Today I had my 6-week postnatal check up. This understandably brought up a lot of emotions, not helped by the inevitable waiting room full of babies and new parents. I had considered avoiding it altogether; in the aftermath of losing Orla and giving birth, my own physical health and wellbeing felt insignificant. Eating and drinking was a challenge at worst, a routine at best. I tried to walk the same distances that I had been just days before, heavily pregnant, but ended up leaning over walls and railings trying to gather the strength to manage the walk back home. I felt that I was not deserving of physical rest and recuperation, as if I should be punished for what had happened. At other times, I felt so detached from my own body that I may have been experiencing pain, but my mind wasn’t allowing it to register. I decided that I needed to give up sugar and caffeine and was almost back to my pre-pregnancy weight within two weeks. By this point I felt awful; my body ached, I had horrendous night sweats and just walking around the house left me exhausted. I’m sure that I had entered some kind of state of physical shock.
I felt an intense dislike of my body; it had let me down in the most horrendous way and I wasn’t sure I could ever trust, or even like, it again. Every time I saw myself in the shower, I was reminded of what was no longer there. I was an empty vessel. I could once again see the scars from the laparoscopy surgery I had last year for a ruptured ectopic pregnancy, which had previously been hidden by my huge bump – yet another reminder of how my body had failed. I had mistakenly trusted after the first loss that my body could nurture our baby and I trusted that it could protect her, but I now felt completely betrayed. How could I ever learn to believe that it wouldn’t do something like this again?
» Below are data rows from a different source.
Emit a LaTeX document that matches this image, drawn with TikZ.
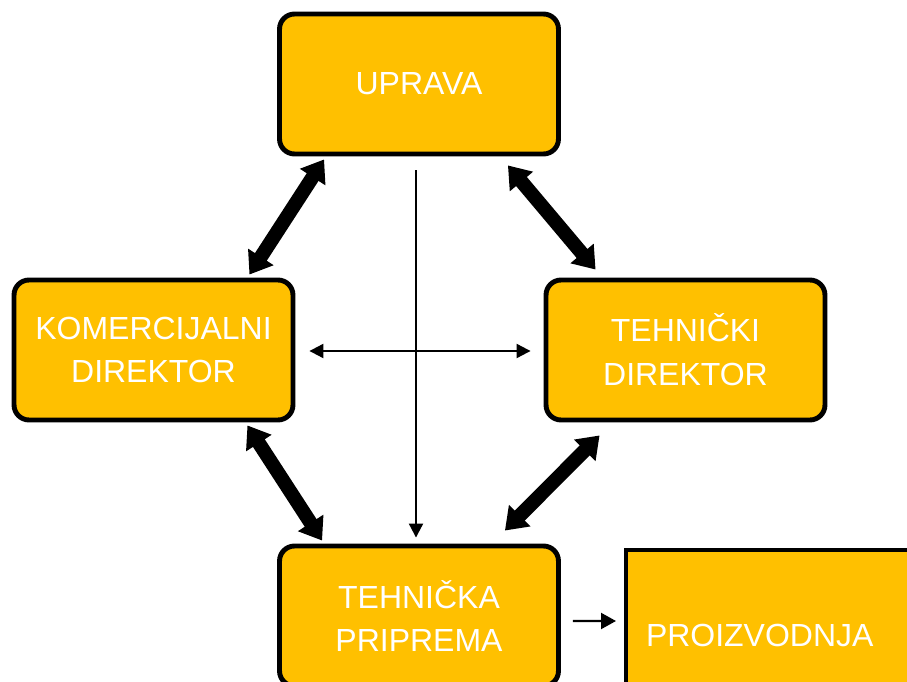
\documentclass[tikz,border=0pt]{standalone}
\usepackage{fontspec}
\setmainfont{Liberation Sans}
\usepackage{tikz}
\usetikzlibrary{shapes,arrows}
\usetikzlibrary{arrows.meta}
\usetikzlibrary{calc}
\definecolor{zuta}{HTML}{FFC000}
\tikzset{org/.style={rectangle, rounded corners=0.3cm, draw, line width=2.8pt, fill=zuta, text=white, font=\fontsize{18.2}{25}\selectfont, align=center, minimum width=5.58cm, minimum height=2.8cm, inner sep=0pt}}
\newcommand{\orgnode}[3] {\node at (#1) (#2) [org] {#3};}
\newcommand{\debela}[2] {\draw [{Triangle[length=4.2mm,width=5.8mm]}-{Triangle[length=4.2mm,width=5.8mm]}, line width=8pt] (#1) -- (#2);}
\newcommand{\tanka}[3] {\draw [#1, line width=1.2pt] (#2) -- (#3);}

\begin{document}
\begin{tikzpicture}[x=0.02cm, y=-0.02cm]
\clip (0,0) rectangle (907,682);
\orgnode {419,84} {upr} {UPRAVA};
\orgnode {153.5,350} {kom} {KOMERCIJALNI\\DIREKTOR};
\orgnode {685.5,350} {teh} {TEHNIČKI\\DIREKTOR};
\orgnode {419,616} {tp} {TEHNIČKA\\PRIPREMA};
\node at (624,548) (prod) [org, rounded corners=0pt, line width=2.3pt, anchor=north west, align=left, text width=5.26cm, inner xsep=0.4cm, minimum height=3.4cm] {PROIZVODNJA};

\debela{$(upr.south west)+(47,3)$}{$(kom.north east)+(-46,-3)$};
\debela{$(upr.south east)+(-53,9)$}{$(teh.north west)+(52,-8)$};
\debela{$(kom.south east)+(-48,3)$}{$(tp.north west)+(45,-3)$};
\debela{$(teh.south west)+(56,13)$}{$(tp.north east)+(-56,-13)$};

\tanka{{Triangle[length=2.8mm,width=2.8mm]}-{Triangle[length=2.8mm,width=2.8mm]}}{$(kom.east)+(14,1)$}{$(teh.west)+(-13,1)$};
\tanka{-{Triangle[length=2.8mm,width=2.8mm]}}{$(upr.south)+(-3,14)$}{$(tp.north)+(-3,-6)$};
\tanka{-{Triangle[length=3mm,width=3.2mm]}}{$(tp.east)+(12,5)$}{$(prod.west)+(-8,-14)$};
\end{tikzpicture}
\end{document}
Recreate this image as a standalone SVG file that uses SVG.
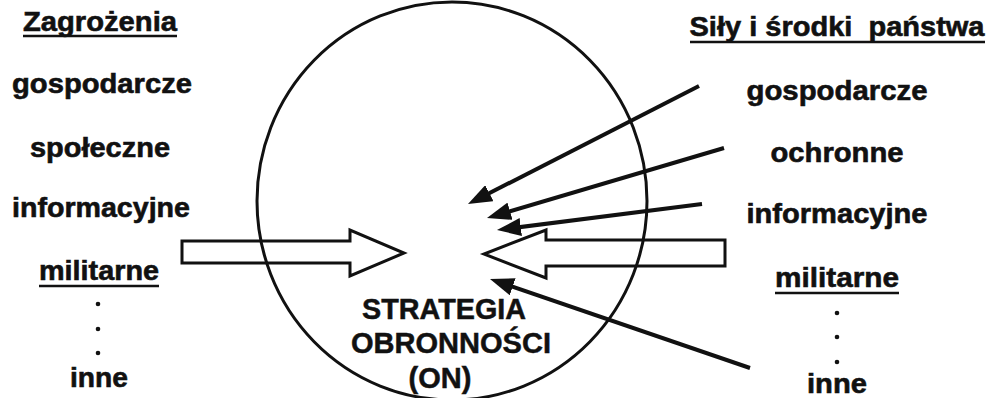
<svg xmlns="http://www.w3.org/2000/svg" width="996" height="398" viewBox="0 0 996 398">
<style>
  .t { font-family: "Liberation Sans", Arial, sans-serif; font-weight: bold; font-size: 28px; fill: #111; stroke: #111; stroke-width: 0.6; text-anchor: middle; }
  .c { font-family: "Liberation Sans", Arial, sans-serif; font-weight: bold; font-size: 29px; fill: #111; stroke: #111; stroke-width: 0.5; text-anchor: middle; }
  .ul { stroke: #111; stroke-width: 2.5; }
  .dot { fill: #111; }
  .conn { stroke: #111; stroke-width: 4; fill: none; marker-end: url(#ah); }
  .block { stroke: #111; stroke-width: 3; fill: none; stroke-linejoin: miter; }
</style>
<defs>
  <marker id="ah" viewBox="0 0 24 18" refX="15" refY="9" markerWidth="24" markerHeight="18" markerUnits="userSpaceOnUse" orient="auto">
    <path d="M0,0 L24,9 L0,18 z" fill="#111"/>
  </marker>
</defs>
<rect x="0" y="0" width="996" height="398" fill="#fff"/>

<g id="strategy">
  <ellipse cx="452" cy="201" rx="195" ry="199" fill="none" stroke="#111" stroke-width="3"/>
  <text class="c" x="444" y="319" textLength="164" lengthAdjust="spacingAndGlyphs">STRATEGIA</text>
  <text class="c" x="451" y="353" textLength="200" lengthAdjust="spacingAndGlyphs">OBRONNOŚCI</text>
  <text class="c" x="440" y="388">(ON)</text>
</g>

<g id="threats">
  <text class="t" x="100" y="31" textLength="154" lengthAdjust="spacingAndGlyphs">Zagrożenia</text>
  <line class="ul" x1="23" y1="36" x2="177" y2="36"/>
  <text class="t" x="102" y="93" textLength="180" lengthAdjust="spacingAndGlyphs">gospodarcze</text>
  <text class="t" x="100" y="157" textLength="140" lengthAdjust="spacingAndGlyphs">społeczne</text>
  <text class="t" x="101" y="217" textLength="178" lengthAdjust="spacingAndGlyphs">informacyjne</text>
  <text class="t" x="99" y="280" textLength="120" lengthAdjust="spacingAndGlyphs">militarne</text>
  <line class="ul" x1="39" y1="286" x2="159" y2="286"/>
  <circle class="dot" cx="98" cy="304" r="2.3"/>
  <circle class="dot" cx="98" cy="329" r="2.3"/>
  <circle class="dot" cx="98" cy="353" r="2.3"/>
  <text class="t" x="99" y="387" textLength="58" lengthAdjust="spacingAndGlyphs">inne</text>
</g>

<g id="forces">
  <text class="t" x="837" y="36" textLength="295" lengthAdjust="spacingAndGlyphs" xml:space="preserve">Siły i środki  państwa</text>
  <line class="ul" x1="690" y1="42" x2="985" y2="42"/>
  <text class="t" x="837" y="100" textLength="181" lengthAdjust="spacingAndGlyphs">gospodarcze</text>
  <text class="t" x="837" y="162" textLength="133" lengthAdjust="spacingAndGlyphs">ochronne</text>
  <text class="t" x="837" y="223" textLength="181" lengthAdjust="spacingAndGlyphs">informacyjne</text>
  <text class="t" x="837" y="287" textLength="124" lengthAdjust="spacingAndGlyphs">militarne</text>
  <line class="ul" x1="775" y1="293" x2="899" y2="293"/>
  <circle class="dot" cx="837" cy="313" r="2.3"/>
  <circle class="dot" cx="837" cy="337" r="2.3"/>
  <circle class="dot" cx="837" cy="362" r="2.3"/>
  <text class="t" x="837" y="393" textLength="60" lengthAdjust="spacingAndGlyphs">inne</text>
</g>

<g id="connectors">
  <path class="block" d="M182,241 L350,241 L350,230 L404,253 L350,276 L350,263 L182,263 Z"/>
  <path class="block" d="M725,240 L546,240 L546,230 L484,254 L546,278 L546,266 L725,266 Z"/>
  <line class="conn" x1="699" y1="86" x2="476" y2="200"/>
  <line class="conn" x1="724" y1="148" x2="495.6" y2="215.5"/>
  <line class="conn" x1="702" y1="204" x2="505.9" y2="228.9"/>
  <line class="conn" x1="750" y1="368" x2="498.5" y2="281.9"/>
</g>
</svg>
The one thing that stopped me from showering completely in the dark, apart from a lack of blinds, was the development of a faint linea nigra following giving birth. I had hoped for this throughout my pregnancy and it had never appeared. It has always seemed to me like a mystical zip; one that gives the illusion that your stomach will just open up and your baby will magically appear when the time is right. I’m led to believe that it’s quite uncommon for this to develop post birth and this brought me a sense of comfort, as if this was Orla’s parting gift to me; something to remind me that I have had a baby, that I am a mother and to be proud of what I have achieved. Although it may seem like a small thing, it really has helped prevent a slippery slope into complete self-loathing, since I cannot possibly hate something so precious that was given to me by my daughter.
Over the last couple of weeks, I have been trying to get myself back into a better state of physical health and wellbeing, as I know that this will help emotionally but also in preparation for our trip away. I have tried to eat three meals a day, to drink more water and to start taking supplements again. I have undertaken regular pelvic floor exercises, annoyingly prompted by the NHS ‘Squeezy’ app, and to walk a bit more. Some days are more successful days than others, but I can feel the benefit. However, learning that I actually deserve to nurture myself is work in progress.
The GP felt that my body had recovered well and had more or less ‘bounced back’. She gave me the go ahead to start exercising again and encouraged me to continue with supplements to get my body ready for when we want to try to conceive again. She gave lots of reassuring words about there being no reason why I couldn’t go on to have healthy live babies in the future, but I just can’t help but wonder why my body has let me down so horrifically, more than once. Its hard not to think that there must be something inherently wrong. I know that learning to trust my body again is going to be a really tough journey. I’m sure that there will be lots of support from the medical profession in the future in terms of assessment and monitoring, but I feel that the most significant challenge will be me learning to believe in myself and my body and that it can do this. I need to learn to embrace and accept the scars and marks that my two pregnancies have left and not to be scared by them. If nothing else, they show me that I have the strength to survive but also that I have experienced the most intense love in growing our beautiful daughter that she would want me to share.